I read exactly 100 books last year which is probably a record for me. An update of the statistics from my first blog post:

Half of the fiction books I read were historical fiction. This year included more New Zealand authors, and more biographies and memoirs.
I tried to get back into reading more short stories again, but I find they just don’t stick in my overloaded brain that well – I like getting involved with a narrative that stays with me once the book is finished. These days I also struggle to get into books with alternating points of view unless the characters are well-defined, each with a distinctive voice.
Most of the books I read were recently published (with over half published in 2017/2018) but the oldest was The Private Memoirs and Confessions of a Justified Sinner first published in 1824.
Choosing my top ten was not easy, and I’ve read many other good books that feature on other Best of 2018 lists but, without further ado, here is my selection:

- Warlight by Michael Ondaatje
Two teenagers, Nathaniel and Rachel, are abandoned by their parents during WWII and left in the care of an enigmatic man they call The Moth. Many years later Nathaniel is able to unravel and understand his vague, lurking sense of bewilderment and menace.

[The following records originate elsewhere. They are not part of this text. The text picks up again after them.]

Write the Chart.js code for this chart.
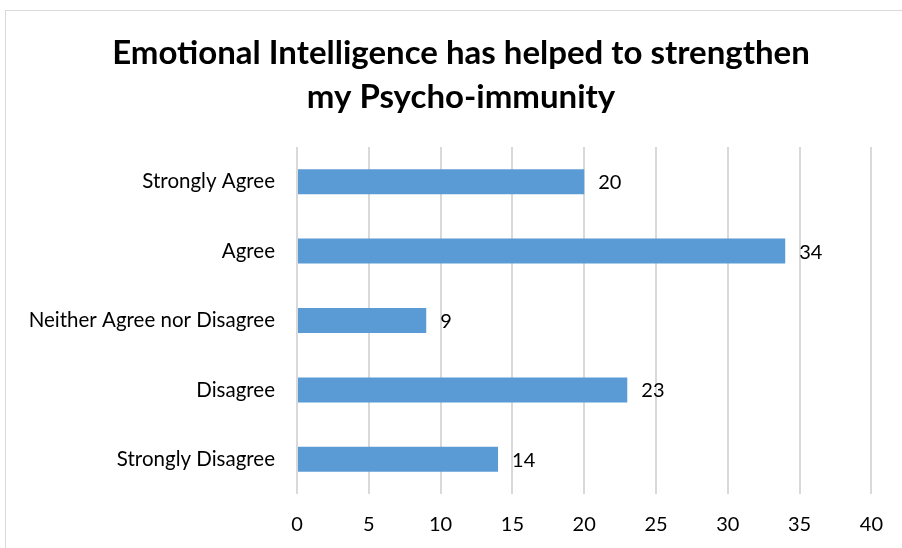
<!DOCTYPE html>
<html>
<head>
<meta charset="utf-8">
<script src="https://cdn.jsdelivr.net/npm/chart.js@4/dist/chart.umd.min.js"></script>
<style>
  html, body { margin: 0; padding: 0; background: #fff; overflow: hidden; }
  #frame { position: absolute; left: 5px; top: 10px; width: 1200px; height: 900px; border: 1px solid #d9d9d9; }
  #wrap { position: absolute; left: 0; top: 0; width: 902px; height: 548px; }
</style>
</head>
<body>
<div id="frame"></div>
<div id="wrap"><canvas id="myChart"></canvas></div>
<script>
const categories = ['Strongly Agree', 'Agree', 'Neither Agree nor Disagree', 'Disagree', 'Strongly Disagree'];
const responses = [20, 34, 9, 23, 14];
const titleLines = ['Emotional Intelligence has helped to strengthen', 'my Psycho-immunity'];

const FONT = 'Lato, "Liberation Sans", sans-serif';

// value labels to the right of each bar
const valueLabels = {
    id: 'valueLabels',
    afterDatasetsDraw(chart) {
        const c = chart.ctx;
        const meta = chart.getDatasetMeta(0);
        c.save();
        c.font = '20px ' + FONT;
        c.fillStyle = '#000';
        c.textAlign = 'left';
        c.textBaseline = 'middle';
        meta.data.forEach((bar, i) => {
            c.fillText(String(responses[i]), bar.x + 14, bar.y + 1);
        });
        c.restore();
    }
};

// title centred on the whole chart frame (the frame starts a few px in)
const frameTitle = {
    id: 'frameTitle',
    afterDraw(chart) {
        const c = chart.ctx;
        c.save();
        c.font = 'bold 33px ' + FONT;
        c.fillStyle = '#000';
        c.textAlign = 'center';
        c.textBaseline = 'middle';
        titleLines.forEach((line, i) => {
            c.fillText(line, 461, 53 + i * 44);
        });
        c.restore();
    }
};

const ctx = document.getElementById('myChart');

new Chart(ctx, {
    type: 'bar',
    data: {
        labels: categories,
        datasets: [{
            data: responses,
            backgroundColor: '#5b9bd5',
            borderWidth: 0,
            categoryPercentage: 1,
            barPercentage: 0.36
        }]
    },
    options: {
        indexAxis: 'y',
        responsive: true,
        maintainAspectRatio: false,
        animation: false,
        layout: {
            padding: { left: 0, right: 29, top: 147, bottom: 0 }
        },
        scales: {
            x: {
                min: 0,
                max: 40,
                ticks: {
                    stepSize: 5,
                    color: '#000',
                    padding: 19,
                    font: { family: FONT, size: 20 }
                },
                grid: {
                    color: '#d9d9d9',
                    lineWidth: 2,
                    drawTicks: false
                },
                border: { display: false },
                afterFit(scale) { scale.height = 54; }
            },
            y: {
                ticks: {
                    color: '#000',
                    padding: 22,
                    font: { family: FONT, size: 20.5 }
                },
                grid: { display: false, drawTicks: false },
                border: { display: false },
                afterFit(scale) { scale.width = 297; }
            }
        },
        plugins: {
            legend: { display: false },
            tooltip: { enabled: false },
            title: { display: false }
        }
    },
    plugins: [valueLabels, frameTitle]
});
</script>
</body>
</html>
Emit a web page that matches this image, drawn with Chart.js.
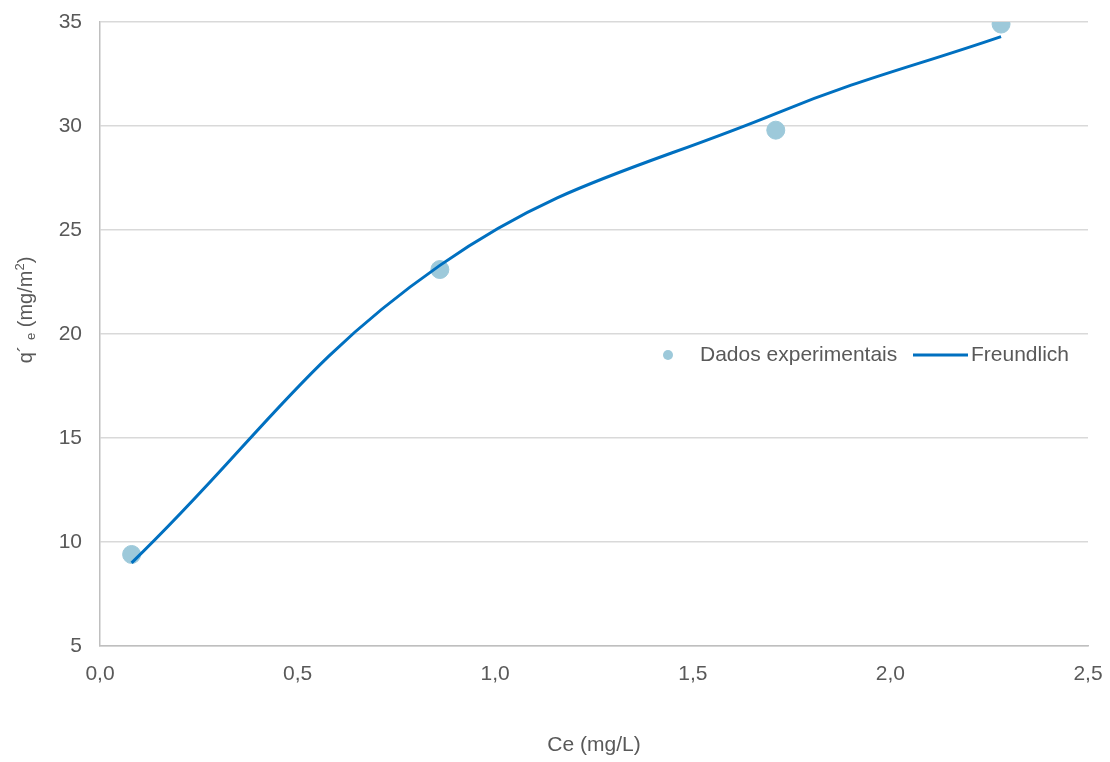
<!DOCTYPE html>
<html lang="pt">
<head>
  <meta charset="UTF-8" />
  <title>Isoterma de Freundlich</title>
  <script src="https://cdn.jsdelivr.net/npm/chart.js"></script>
  <style>
    body { margin:0; background:#fff; }
    #wrap { width:1110px; height:762px; }
  </style>
</head>
<body>
  <div id="wrap"><canvas id="c" width="1110" height="762"></canvas></div>
  <script>
    // dados
    const ceExp = [0.08, 0.86, 1.71, 2.28];
    const qeExp = [9.4, 23.1, 29.8, 34.9];
    const ceFit = [0.08, 0.86, 1.71, 2.28];
    const qeFit = [9.0, 23.3, 30.6, 34.3];
    const xTicks = [0, 0.5, 1.0, 1.5, 2.0, 2.5];
    const yTicks = [5, 10, 15, 20, 25, 30, 35];

    const txt = '#595959';
    const font = '"Liberation Sans", Arial, sans-serif';

    // legenda e título do eixo y desenhados à mão
    const extras = {
      id: 'extras',
      afterDraw(chart) {
        const g = chart.ctx;
        g.save();
        // legenda
        g.fillStyle = '#9dc9da';
        g.beginPath(); g.arc(668, 355, 5, 0, Math.PI*2); g.fill();
        g.fillStyle = txt;
        g.font = '21px ' + font;
        g.textBaseline = 'middle';
        g.fillText('Dados experimentais', 700, 355);
        g.strokeStyle = '#0070c0'; g.lineWidth = 3;
        g.beginPath(); g.moveTo(913, 355); g.lineTo(968, 355); g.stroke();
        g.fillText('Freundlich', 971, 355);
        // título y: q´e (mg/m²)
        g.translate(25, 310);
        g.rotate(-Math.PI/2);
        g.textBaseline = 'alphabetic';
        const parts = [['q´ ', 20, 0], ['e', 13, 3], [' (mg/m', 20, 0], ['2', 13, -8], [')', 20, 0]];
        let w = 0;
        parts.forEach(p => { g.font = p[1] + 'px ' + font; w += g.measureText(p[0]).width; });
        let x = -w/2;
        parts.forEach(p => {
          g.font = p[1] + 'px ' + font;
          g.fillText(p[0], x, 7 + p[2]);
          x += g.measureText(p[0]).width;
        });
        g.restore();
      }
    };

    new Chart(document.getElementById('c'), {
      type: 'scatter',
      data: {
        datasets: [
          {
            label: 'Dados experimentais',
            data: ceExp.map((x, i) => ({x, y: qeExp[i]})),
            backgroundColor: '#9dc9da', borderColor: '#9dc9da',
            pointRadius: 9, pointHoverRadius: 9, order: 2
          },
          {
            label: 'Freundlich',
            data: ceFit.map((x, i) => ({x, y: qeFit[i]})),
            showLine: true, tension: 0.4,
            borderColor: '#0070c0', borderWidth: 3, pointRadius: 0, order: 1
          }
        ]
      },
      options: {
        responsive: false, animation: false,
        layout: { padding: { top: 22, right: 22, left: 0, bottom: 0 } },
        plugins: { legend: { display: false }, tooltip: { enabled: false } },
        scales: {
          x: {
            type: 'linear', min: 0, max: 2.5,
            afterBuildTicks: s => { s.ticks = xTicks.map(v => ({value: v})); },
            afterFit: s => { s.height = 116; s.paddingLeft = 0; s.paddingRight = 0; },
            grid: { display: false, drawTicks: false },
            border: { color: '#bfbfbf', width: 1.5 },
            ticks: { padding: 16, color: txt, font: { size: 21, family: font },
                     callback: v => v.toFixed(1).replace('.', ',') },
            title: { display: true, text: 'Ce (mg/L)', color: txt,
                     font: { size: 21, family: font }, padding: { top: 37 } }
          },
          y: {
            min: 5, max: 35,
            afterBuildTicks: s => { s.ticks = yTicks.map(v => ({value: v})); },
            afterFit: s => { s.width = 100; s.paddingTop = 0; s.paddingBottom = 0; },
            grid: { color: '#d9d9d9', lineWidth: 1.5, drawTicks: false },
            border: { color: '#bfbfbf', width: 1.5 },
            ticks: { padding: 18, color: txt, font: { size: 21, family: font } }
          }
        }
      },
      plugins: [extras]
    });
  </script>
</body>
</html>
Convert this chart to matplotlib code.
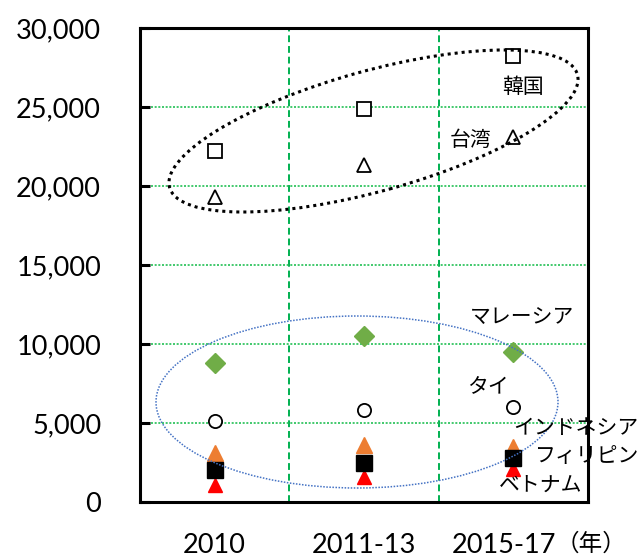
import matplotlib.pyplot as plt
import matplotlib.transforms as mtransforms
from matplotlib.patches import Ellipse
from matplotlib import ticker

periods = ["2010", "2011-13", "2015-17"]
korea = [22200, 24900, 28200]
taiwan = [19300, 21300, 23100]
malaysia = [8800, 10500, 9500]
thailand = [5100, 5800, 6000]
indonesia = [3100, 3600, 3500]
philippines = [2000, 2500, 2800]
vietnam = [1100, 1600, 2100]

W, H = 637, 556
fig = plt.figure(figsize=(W / 100, H / 100), dpi=100)
ax = fig.add_axes([140 / W, 54 / H, 448 / W, 474 / H])

x = [i + 0.5 for i in range(len(periods))]

# series: marker, size, face, edge
ax.plot(x, korea, "s", ms=9.5, mfc="white", mec="black", mew=1.3, zorder=5)
ax.plot(x, taiwan, "^", ms=9.5, mfc="white", mec="black", mew=1.3, zorder=5)
ax.plot(x, malaysia, "D", ms=10, mfc="#70AD47", mec="#70AD47", zorder=5)
ax.plot(x, thailand, "o", ms=9.5, mfc="white", mec="black", mew=1.3, zorder=5)
ax.plot(x, indonesia, "^", ms=12, mfc="#ED7D31", mec="#ED7D31", zorder=5)
ax.plot(x, vietnam, "^", ms=10, mfc="red", mec="red", zorder=6)
ax.plot(x, philippines, "s", ms=11.5, mfc="black", mec="black", zorder=7)

ax.set_xlim(0, 3)
ax.set_ylim(0, 30000)
ax.yaxis.set_major_locator(ticker.MultipleLocator(5000))
ax.yaxis.set_major_formatter(ticker.StrMethodFormatter("{x:,.0f}"))
ax.set_xticks(x)
ax.set_xticklabels(periods)

# grid
for v in [1, 2]:
    ax.axvline(v, color="#00B050", lw=1.4, ls=(0, (3.5, 2)), zorder=1)
for h in range(5000, 30001, 5000):
    ax.axhline(h, color="#22C055", lw=1.2, ls=(0, (1.2, 1)), zorder=1)

for s in ax.spines.values():
    s.set_linewidth(2.2)
    s.set_zorder(8)
ax.tick_params(axis="y", direction="in", length=7, width=2.2, pad=28,
               labelsize=19.5)
ax.tick_params(axis="x", length=0, pad=22, labelsize=19.5)
for lab in ax.get_xticklabels() + ax.get_yticklabels():
    lab.set_family(["Lato", "DejaVu Sans"])

# last period label sits a bit left to make room for the unit
last = ax.get_xticklabels()[-1]
last.set_transform(last.get_transform()
                   + mtransforms.ScaledTranslation(-9 / 100, 0, fig.dpi_scale_trans))

fig.text(556 / W, 1 - 544 / H, "（年）", fontsize=17, va="center",
         family=["Noto Sans CJK JP", "DejaVu Sans"])

# ellipses drawn in pixel space (inches via dpi_scale_trans)
e1 = Ellipse((373.5 / 100, (H - 131) / 100), 2 * 211.6 / 100, 2 * 60.2 / 100,
             angle=15.5, fill=False, ec="black", lw=2.2, ls=(0, (1, 1.3)),
             transform=fig.dpi_scale_trans, zorder=4)
e2 = Ellipse((357 / 100, (H - 402) / 100), 2 * 201 / 100, 2 * 86 / 100,
             fill=False, ec="#4472C4", lw=1.1, ls=(0, (1, 1)),
             transform=fig.dpi_scale_trans, zorder=4)
fig.add_artist(e1)
fig.add_artist(e2)

labels = [
    ("韓国", 523, 87),
    ("台湾", 471, 140),
    ("マレーシア", 522, 317),
    ("タイ", 488, 387),
    ("インドネシア", 576, 428),
    ("フィリピン", 587, 456),
    ("ベトナム", 541, 485),
]
for t, px, py in labels:
    fig.text(px / W, 1 - py / H, t, fontsize=15, ha="center", va="center",
             family=["Noto Sans CJK JP", "DejaVu Sans"], zorder=10)

fig.savefig("out.png", dpi=100)
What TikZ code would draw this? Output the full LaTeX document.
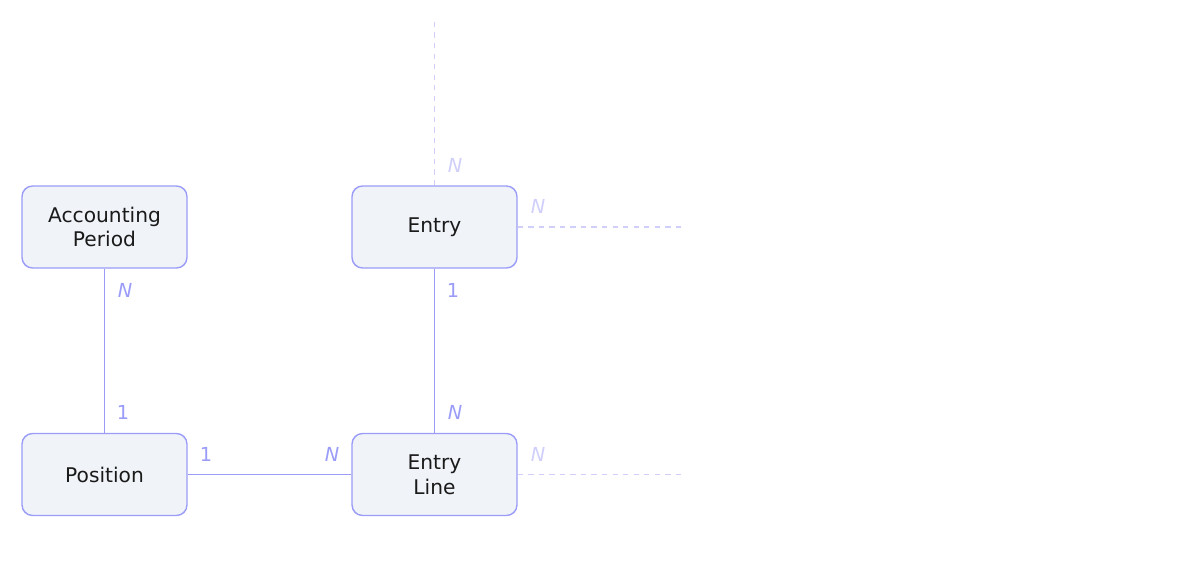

2. Mothering Sunday by Graham Swift
A perfectly formed novella about an orphaned servant meeting her upper-class lover on her day off, the eponymous Mothering Sunday. A small gem, full of light with an intriguing proleptic style.

3. Master Georgie by Beryl Bainbridge
An assortment of hangers-on follow surgeon George Hardy to the Crimean War: his wife and children, his devoted servant Myrtle, the pompous Dr Potter, and a photographer Pompey. I loved the way BB lets the reader puzzle out the hidden relationships. We stood there a long time, motionless as statues, except for the children. ‘Be still, my sweet babes,’ Myrtle murmured, as they leapt like fish in her arms.

4. Passport to Hell by Robin Hyde
One of the best accounts of a New Zealand soldier’s WWI experience. Based on Hyde’s interviews with James Douglas Stark who fought at Gallipoli, Egypt, and the Somme. An anti-authoritarian troublemaker, Starkie was also one of the bravest soldiers. If he hadn’t been court-martialled several times, he might have received the Victoria Cross .

5. A Long Way from Home by Peter Carey
A return to form for Peter Carey about the 1950s Redex Reliability Trial, driving cars across the outback of Australia into a Heart of Darkness scenario where Irene, Titch, and Willie discover that “our mother country is a foreign land whose language we have not yet earned the right to speak.”

6. No Place for Ladies by Helen Rappaport
A fascinating and well-researched non-fiction book about women’s involvement in the Crimean War: soldier’s wives, nurses both official (Florence Nightingale) and unofficial (Mary Seacole), tourists, and the women left behind in England.

7. I Am, I Am, I Am by Maggie O’Farrell
A memoir with an unusual premise – the author’s seventeen brushes with death. Beautiful, analytical writing.

8. Death of a Murderer by Rupert Thomson
A policeman with a troubled marriage is assigned to guard the body of a notorious murderer who has died in gaol. As the night progresses, he looks back over his past and its turning points, where he too could have gone down a much darker path.

9. Sweetland by Michael Crummery
A complicated structure, deftly managed as a slow burn reveal. Set in Newfoundland, the story deals with the resettlement programme to relocate an isolated fishing community. Moses Sweetland refuses to leave which brings out old rivalries and secrets.

10. The Great Swindle by Pierre Lemaitre
This won France’s top literary prize, the Prix Goncourt, in 2013. Based on the corruption scandal over military exhumations after WWI, it centres around two unlikely friends, Albert Maillard and Edouard Pericourt, bound by their wartime trauma. Their adversary, Henri d’Aulnay Pradelle, wants to restore his aristocratic home and fortune.